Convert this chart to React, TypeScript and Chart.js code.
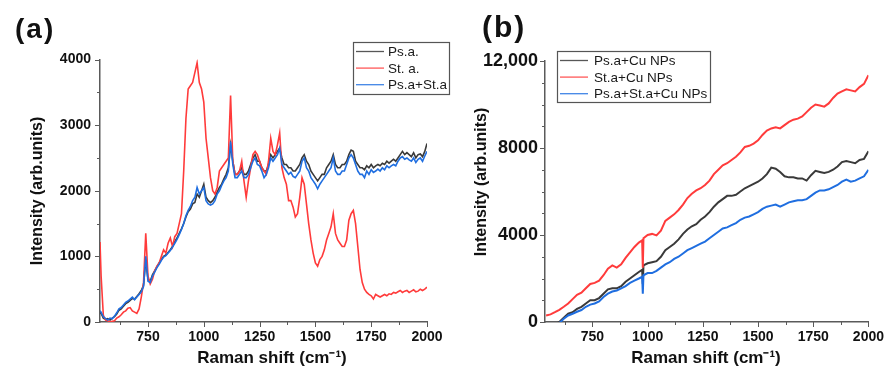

---

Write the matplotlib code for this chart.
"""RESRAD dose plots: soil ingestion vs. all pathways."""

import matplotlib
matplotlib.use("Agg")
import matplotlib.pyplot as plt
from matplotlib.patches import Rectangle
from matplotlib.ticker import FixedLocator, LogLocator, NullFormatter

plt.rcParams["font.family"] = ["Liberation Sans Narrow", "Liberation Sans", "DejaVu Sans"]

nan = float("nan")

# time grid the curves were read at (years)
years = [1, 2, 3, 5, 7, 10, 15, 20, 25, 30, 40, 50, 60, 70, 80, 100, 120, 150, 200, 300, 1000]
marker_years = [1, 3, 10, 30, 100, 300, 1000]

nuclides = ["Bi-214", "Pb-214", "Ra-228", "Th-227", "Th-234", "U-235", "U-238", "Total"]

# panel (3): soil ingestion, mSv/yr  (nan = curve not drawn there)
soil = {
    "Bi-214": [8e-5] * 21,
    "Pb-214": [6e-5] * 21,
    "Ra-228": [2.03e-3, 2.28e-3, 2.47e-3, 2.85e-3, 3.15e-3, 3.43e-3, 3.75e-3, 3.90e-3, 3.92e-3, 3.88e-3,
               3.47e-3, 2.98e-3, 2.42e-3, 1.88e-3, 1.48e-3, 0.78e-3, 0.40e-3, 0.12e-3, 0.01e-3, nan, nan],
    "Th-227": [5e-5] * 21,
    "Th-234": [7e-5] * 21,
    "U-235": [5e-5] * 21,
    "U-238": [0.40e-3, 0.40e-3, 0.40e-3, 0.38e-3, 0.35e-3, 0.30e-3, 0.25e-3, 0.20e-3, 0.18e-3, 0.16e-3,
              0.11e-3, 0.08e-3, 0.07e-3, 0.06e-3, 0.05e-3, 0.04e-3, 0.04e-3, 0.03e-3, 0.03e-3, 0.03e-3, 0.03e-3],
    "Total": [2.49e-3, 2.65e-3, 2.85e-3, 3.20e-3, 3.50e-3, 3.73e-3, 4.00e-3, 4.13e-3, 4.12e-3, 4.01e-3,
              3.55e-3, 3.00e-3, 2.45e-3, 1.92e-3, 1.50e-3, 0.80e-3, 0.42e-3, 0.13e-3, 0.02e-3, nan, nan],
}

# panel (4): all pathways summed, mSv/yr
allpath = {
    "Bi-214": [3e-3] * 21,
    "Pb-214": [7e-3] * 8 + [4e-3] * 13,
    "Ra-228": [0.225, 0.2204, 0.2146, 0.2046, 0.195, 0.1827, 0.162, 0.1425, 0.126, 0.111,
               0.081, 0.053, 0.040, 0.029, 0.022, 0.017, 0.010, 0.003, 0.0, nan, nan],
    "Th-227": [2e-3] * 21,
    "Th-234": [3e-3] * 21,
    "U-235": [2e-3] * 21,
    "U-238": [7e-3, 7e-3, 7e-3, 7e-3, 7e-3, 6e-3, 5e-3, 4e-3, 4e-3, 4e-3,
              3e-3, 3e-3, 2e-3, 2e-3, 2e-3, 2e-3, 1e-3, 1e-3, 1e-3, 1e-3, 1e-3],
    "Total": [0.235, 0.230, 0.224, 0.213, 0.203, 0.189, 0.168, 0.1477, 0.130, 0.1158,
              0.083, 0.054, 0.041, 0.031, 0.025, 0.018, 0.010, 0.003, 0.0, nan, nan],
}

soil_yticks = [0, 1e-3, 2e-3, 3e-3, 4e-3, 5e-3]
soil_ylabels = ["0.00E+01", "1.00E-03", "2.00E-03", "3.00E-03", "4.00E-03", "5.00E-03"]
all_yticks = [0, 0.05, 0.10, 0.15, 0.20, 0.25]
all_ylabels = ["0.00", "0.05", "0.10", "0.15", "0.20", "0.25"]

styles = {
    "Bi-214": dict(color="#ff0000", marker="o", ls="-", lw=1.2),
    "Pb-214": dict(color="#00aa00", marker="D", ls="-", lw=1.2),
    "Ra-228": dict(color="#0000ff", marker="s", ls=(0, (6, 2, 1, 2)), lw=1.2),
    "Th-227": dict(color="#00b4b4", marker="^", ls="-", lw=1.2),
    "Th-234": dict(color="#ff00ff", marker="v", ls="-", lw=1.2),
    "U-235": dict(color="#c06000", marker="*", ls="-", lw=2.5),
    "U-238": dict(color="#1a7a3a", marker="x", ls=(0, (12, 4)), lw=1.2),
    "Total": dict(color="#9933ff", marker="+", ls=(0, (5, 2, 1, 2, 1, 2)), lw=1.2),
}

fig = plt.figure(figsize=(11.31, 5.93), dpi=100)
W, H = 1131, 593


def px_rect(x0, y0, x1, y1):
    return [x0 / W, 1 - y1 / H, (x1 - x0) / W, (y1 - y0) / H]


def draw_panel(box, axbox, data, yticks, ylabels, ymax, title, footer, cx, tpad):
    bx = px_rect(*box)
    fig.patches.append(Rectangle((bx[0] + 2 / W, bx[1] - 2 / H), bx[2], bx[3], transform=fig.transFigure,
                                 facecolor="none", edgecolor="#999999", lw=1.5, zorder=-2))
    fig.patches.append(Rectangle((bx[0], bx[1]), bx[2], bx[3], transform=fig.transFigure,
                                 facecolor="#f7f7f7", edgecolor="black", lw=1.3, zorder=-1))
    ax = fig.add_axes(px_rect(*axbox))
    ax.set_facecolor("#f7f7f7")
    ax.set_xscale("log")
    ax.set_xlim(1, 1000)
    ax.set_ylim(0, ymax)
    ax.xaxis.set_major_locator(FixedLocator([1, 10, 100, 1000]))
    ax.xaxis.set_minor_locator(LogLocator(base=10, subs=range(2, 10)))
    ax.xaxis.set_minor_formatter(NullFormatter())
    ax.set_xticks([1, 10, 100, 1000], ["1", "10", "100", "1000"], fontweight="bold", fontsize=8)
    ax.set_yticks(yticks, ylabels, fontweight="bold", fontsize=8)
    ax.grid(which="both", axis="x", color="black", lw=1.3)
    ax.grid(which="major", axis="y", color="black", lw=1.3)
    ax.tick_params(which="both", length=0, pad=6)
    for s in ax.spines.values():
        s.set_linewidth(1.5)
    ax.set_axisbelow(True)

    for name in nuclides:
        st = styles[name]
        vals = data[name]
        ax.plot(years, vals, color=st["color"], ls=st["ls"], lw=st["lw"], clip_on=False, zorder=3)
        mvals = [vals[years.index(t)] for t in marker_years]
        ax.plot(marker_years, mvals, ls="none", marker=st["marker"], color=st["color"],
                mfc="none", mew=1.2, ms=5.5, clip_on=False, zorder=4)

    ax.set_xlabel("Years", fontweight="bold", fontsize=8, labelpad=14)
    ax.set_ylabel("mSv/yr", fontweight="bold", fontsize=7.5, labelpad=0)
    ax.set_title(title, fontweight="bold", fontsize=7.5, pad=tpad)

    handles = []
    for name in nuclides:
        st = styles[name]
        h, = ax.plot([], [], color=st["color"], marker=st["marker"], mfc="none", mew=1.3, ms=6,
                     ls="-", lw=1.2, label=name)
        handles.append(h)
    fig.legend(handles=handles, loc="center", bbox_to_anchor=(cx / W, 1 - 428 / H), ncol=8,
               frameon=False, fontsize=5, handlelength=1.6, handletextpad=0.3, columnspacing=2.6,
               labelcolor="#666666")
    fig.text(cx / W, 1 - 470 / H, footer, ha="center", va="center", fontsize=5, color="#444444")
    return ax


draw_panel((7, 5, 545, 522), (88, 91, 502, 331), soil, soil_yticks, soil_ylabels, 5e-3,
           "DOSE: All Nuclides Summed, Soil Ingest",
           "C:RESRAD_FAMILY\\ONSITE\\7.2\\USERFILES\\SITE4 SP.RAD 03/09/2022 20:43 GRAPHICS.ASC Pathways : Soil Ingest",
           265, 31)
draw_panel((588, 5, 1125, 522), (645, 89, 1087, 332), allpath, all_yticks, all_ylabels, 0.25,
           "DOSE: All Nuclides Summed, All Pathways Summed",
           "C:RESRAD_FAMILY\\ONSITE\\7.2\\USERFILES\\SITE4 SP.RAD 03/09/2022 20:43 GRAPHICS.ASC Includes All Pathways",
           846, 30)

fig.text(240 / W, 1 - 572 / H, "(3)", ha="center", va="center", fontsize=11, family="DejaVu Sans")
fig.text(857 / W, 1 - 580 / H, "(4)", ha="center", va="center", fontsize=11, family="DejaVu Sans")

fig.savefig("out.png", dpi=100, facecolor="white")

* * *

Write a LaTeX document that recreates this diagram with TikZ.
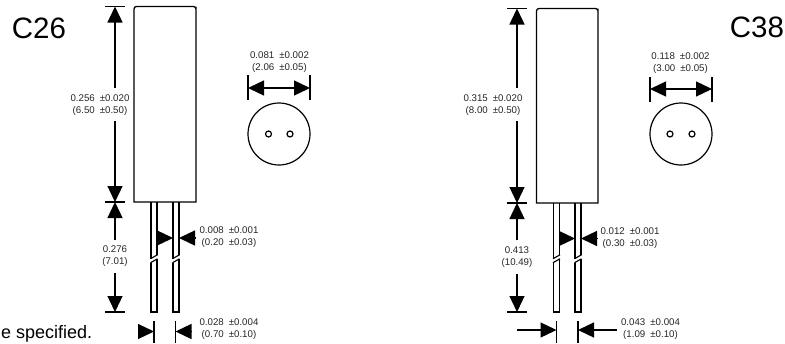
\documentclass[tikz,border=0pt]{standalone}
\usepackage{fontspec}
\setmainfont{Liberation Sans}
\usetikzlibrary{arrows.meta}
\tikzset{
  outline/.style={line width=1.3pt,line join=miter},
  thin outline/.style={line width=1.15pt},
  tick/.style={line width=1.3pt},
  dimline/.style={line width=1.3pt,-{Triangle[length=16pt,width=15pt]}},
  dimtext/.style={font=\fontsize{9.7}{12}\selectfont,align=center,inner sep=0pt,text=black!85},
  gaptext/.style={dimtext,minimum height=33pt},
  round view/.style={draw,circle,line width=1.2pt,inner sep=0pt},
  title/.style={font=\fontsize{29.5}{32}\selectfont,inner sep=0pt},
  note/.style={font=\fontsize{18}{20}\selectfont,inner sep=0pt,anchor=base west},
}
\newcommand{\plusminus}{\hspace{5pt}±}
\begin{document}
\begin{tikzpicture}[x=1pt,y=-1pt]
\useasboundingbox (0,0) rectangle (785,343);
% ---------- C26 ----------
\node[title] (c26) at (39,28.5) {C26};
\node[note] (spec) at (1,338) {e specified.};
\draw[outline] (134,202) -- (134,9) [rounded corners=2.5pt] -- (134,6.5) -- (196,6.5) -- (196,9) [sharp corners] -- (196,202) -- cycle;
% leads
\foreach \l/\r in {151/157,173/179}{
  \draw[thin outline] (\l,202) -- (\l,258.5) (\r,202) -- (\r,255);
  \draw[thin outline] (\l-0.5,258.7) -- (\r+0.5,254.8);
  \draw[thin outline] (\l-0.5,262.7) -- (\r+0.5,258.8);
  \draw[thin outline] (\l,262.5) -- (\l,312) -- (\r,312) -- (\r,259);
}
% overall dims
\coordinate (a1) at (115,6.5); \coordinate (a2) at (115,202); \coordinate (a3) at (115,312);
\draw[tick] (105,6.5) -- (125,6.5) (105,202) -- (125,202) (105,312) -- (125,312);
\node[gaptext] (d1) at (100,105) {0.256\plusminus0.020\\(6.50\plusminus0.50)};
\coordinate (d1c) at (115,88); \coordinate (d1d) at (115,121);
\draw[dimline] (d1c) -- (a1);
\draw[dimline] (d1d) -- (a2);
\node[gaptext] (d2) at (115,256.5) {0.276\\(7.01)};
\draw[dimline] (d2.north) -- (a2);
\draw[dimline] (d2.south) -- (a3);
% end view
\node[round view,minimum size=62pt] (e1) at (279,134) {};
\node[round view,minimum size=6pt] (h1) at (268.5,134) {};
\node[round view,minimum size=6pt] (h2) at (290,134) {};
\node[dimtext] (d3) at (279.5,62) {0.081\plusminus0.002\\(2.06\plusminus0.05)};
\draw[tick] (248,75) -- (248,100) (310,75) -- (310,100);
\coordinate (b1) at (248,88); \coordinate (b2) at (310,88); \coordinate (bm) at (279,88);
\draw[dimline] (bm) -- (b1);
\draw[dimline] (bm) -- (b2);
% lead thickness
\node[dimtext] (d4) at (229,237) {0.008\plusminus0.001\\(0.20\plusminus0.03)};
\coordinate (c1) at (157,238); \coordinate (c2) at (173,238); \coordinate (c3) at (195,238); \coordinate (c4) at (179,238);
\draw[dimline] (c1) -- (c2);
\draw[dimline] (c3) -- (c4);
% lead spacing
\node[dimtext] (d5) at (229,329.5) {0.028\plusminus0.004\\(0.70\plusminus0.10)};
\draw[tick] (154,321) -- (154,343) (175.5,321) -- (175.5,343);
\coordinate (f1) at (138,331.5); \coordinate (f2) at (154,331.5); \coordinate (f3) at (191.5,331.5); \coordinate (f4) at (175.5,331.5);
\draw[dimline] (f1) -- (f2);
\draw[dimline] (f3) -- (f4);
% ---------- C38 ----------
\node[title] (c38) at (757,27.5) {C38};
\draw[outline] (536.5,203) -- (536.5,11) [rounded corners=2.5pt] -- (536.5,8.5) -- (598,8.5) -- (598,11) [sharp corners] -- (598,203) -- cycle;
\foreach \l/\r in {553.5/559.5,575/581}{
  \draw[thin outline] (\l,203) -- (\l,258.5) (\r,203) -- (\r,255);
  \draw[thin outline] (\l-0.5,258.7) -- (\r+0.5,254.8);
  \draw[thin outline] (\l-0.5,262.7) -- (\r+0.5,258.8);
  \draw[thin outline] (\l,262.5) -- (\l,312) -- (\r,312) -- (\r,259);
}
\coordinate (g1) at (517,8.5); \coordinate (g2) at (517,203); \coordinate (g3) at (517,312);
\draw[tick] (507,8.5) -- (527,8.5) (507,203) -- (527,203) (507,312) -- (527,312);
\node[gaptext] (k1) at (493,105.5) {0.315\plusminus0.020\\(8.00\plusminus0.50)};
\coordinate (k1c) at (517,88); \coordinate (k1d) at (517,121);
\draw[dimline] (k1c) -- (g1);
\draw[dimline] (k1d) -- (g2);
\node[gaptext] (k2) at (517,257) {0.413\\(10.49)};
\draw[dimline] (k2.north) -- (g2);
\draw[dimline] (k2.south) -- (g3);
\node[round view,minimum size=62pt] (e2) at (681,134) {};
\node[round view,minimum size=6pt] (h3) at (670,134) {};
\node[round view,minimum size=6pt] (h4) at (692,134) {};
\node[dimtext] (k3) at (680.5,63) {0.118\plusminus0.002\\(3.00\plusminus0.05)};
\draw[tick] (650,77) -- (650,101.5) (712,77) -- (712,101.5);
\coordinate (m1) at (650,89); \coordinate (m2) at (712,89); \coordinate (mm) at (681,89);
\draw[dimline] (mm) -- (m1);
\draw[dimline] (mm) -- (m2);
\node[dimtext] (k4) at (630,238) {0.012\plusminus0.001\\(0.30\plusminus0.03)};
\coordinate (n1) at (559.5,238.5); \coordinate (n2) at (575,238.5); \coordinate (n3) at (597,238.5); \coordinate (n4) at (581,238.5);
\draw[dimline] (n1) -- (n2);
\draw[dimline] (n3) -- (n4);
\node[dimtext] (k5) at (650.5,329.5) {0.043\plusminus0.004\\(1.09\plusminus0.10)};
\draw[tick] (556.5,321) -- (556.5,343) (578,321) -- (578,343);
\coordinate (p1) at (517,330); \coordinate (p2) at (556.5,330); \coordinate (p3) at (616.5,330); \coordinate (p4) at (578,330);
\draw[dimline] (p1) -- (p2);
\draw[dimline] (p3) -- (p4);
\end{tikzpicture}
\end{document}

Problem details: Output exactly those lines that lie from the line with "Write the matplotlib code for this chart." through the line with "from matplotlib.ticker import", with both of those lines included.

Response below:
Write the matplotlib code for this chart.
"""RESRAD dose plots: soil ingestion vs. all pathways."""

import matplotlib
matplotlib.use("Agg")
import matplotlib.pyplot as plt
from matplotlib.patches import Rectangle
from matplotlib.ticker import FixedLocator, LogLocator, NullFormatter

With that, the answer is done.